- Lakeside-Beebe Run Location in Cumberland County Lakeside-Beebe Run Location in New Jersey Lakeside-Beebe Run Location in the United States
- Coordinates: 39°27′8″N 75°14′56″W﻿ / ﻿39.45222°N 75.24889°W
- Country: United States
- State: New Jersey
- County: Cumberland
- Township: Hopewell

Area
- • Total: 0.28 sq mi (0.72 km^{2})
- • Land: 0.28 sq mi (0.72 km^{2})
- • Water: 0 sq mi (0.00 km^{2})
- Elevation: 67 ft (20 m)

Population (2020)
- • Total: 403
- • Density: 1,443.3/sq mi (557.26/km^{2})
- Time zone: UTC−05:00 (Eastern (EST))
- • Summer (DST): UTC−04:00 (EDT)
- ZIP Code: 08302 (Bridgeton)
- Area code: 856
- FIPS code: 34-38296
- GNIS feature ID: 2806110

= Lakeside-Beebe Run, New Jersey =

Populated place in Cumberland County, New Jersey, US

Lakeside-Beebe Run is a census-designated place (CDP) in Hopewell Township, in Cumberland County, in the U.S. state of New Jersey. It is in the northern part of the county, on the eastern side of the township, on high ground overlooking Sunset Lake to the east and Mary Elmer Lake to the south. It is bordered to the south by the city of Bridgeton, the county seat.

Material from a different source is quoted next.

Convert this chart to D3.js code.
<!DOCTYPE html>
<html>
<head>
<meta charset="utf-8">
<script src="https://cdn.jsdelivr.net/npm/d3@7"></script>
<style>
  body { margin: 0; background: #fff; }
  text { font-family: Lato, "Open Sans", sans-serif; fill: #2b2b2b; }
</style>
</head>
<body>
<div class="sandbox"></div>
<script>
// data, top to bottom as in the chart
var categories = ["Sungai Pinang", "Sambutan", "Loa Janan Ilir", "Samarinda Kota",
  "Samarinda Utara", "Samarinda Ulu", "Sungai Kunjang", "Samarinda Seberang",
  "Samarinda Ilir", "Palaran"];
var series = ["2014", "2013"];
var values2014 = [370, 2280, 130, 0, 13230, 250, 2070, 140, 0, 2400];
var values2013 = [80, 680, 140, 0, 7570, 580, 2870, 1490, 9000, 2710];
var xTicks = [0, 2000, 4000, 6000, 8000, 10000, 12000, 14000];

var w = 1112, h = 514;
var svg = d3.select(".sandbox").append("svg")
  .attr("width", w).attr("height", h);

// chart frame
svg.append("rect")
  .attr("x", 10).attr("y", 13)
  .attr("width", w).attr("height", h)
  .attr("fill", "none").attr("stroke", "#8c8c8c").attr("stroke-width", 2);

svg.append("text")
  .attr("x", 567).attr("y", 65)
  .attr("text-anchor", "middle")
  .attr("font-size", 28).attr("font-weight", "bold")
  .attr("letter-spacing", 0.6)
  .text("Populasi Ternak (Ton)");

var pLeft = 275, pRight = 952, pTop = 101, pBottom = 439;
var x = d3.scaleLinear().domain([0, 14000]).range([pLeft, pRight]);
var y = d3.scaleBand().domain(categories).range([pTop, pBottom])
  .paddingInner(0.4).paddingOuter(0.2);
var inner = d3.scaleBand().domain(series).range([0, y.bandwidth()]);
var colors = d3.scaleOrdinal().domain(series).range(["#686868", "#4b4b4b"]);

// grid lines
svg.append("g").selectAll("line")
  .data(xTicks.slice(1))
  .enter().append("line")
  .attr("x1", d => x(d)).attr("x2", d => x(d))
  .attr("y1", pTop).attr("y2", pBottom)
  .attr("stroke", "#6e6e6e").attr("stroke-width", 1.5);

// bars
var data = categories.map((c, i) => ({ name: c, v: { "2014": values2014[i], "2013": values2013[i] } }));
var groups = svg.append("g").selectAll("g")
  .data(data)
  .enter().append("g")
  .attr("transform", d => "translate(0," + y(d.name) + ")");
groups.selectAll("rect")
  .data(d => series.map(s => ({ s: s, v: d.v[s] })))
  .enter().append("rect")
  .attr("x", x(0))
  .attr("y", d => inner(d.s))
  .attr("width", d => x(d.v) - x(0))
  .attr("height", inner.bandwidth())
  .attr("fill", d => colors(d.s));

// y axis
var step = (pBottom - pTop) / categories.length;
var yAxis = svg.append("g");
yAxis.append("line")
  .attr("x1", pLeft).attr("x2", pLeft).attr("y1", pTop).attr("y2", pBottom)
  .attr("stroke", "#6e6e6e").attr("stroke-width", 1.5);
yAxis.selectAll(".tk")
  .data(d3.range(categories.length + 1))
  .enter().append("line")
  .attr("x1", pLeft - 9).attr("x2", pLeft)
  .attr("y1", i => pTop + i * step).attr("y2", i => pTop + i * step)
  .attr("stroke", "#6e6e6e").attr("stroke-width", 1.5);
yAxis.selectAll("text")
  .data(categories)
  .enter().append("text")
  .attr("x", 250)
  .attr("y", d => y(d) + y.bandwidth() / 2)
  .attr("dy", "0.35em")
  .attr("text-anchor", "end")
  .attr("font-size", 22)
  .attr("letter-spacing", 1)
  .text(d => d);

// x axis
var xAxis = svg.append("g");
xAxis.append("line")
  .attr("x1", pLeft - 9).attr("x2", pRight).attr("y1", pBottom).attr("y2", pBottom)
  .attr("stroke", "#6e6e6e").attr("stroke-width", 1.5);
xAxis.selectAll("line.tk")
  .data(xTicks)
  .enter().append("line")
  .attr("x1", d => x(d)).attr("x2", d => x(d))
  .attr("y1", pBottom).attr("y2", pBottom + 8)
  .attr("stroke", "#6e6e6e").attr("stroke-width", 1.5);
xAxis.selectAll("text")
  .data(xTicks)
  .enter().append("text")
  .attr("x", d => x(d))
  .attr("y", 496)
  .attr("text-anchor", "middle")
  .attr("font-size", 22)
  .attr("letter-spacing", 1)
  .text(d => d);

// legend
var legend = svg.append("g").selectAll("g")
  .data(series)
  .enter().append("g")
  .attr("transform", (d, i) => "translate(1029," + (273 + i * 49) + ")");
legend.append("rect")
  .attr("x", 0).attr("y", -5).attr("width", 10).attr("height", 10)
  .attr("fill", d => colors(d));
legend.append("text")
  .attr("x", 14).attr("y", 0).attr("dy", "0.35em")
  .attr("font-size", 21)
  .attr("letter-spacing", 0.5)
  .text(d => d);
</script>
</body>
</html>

As of the 2020 census, Lakeside-Beebe Run had a population of 403.

Lakeside-Beebe Run was first listed as a CDP prior to the 2020 census.
==Demographics==

Lakeside-Beebe Run first appeared as a census designated place in the 2020 U.S. census.

Lakeside-Beebe Run CDP, New Jersey – Racial and ethnic composition Note: the US Census treats Hispanic/Latino as an ethnic category. This table excludes Latinos from the racial categories and assigns them to a separate category. Hispanics/Latinos may be of any race.
| Race / Ethnicity (NH = Non-Hispanic) | Pop 2020 | 2020 |
|---|---|---|
| White alone (NH) | 273 | 67.74% |
| Black or African American alone (NH) | 25 | 6.20% |
| Native American or Alaska Native alone (NH) | 9 | 2.23% |
| Asian alone (NH) | 7 | 1.74% |
| Native Hawaiian or Pacific Islander alone (NH) | 0 | 0.00% |
| Other race alone (NH) | 0 | 0.00% |
| Mixed race or Multiracial (NH) | 13 | 3.23% |
| Hispanic or Latino (any race) | 76 | 18.86% |
| Total | 403 | 100.00% |

As of 2020, the population was 403.

Historical population
| Census | Pop. | Note | %± |
| 2020 | 403 |  | — |
U.S. Decennial Census 2020

==Education==
Students are zoned to Hopewell Township School District (for elementary school) and Cumberland Regional School District (for high school).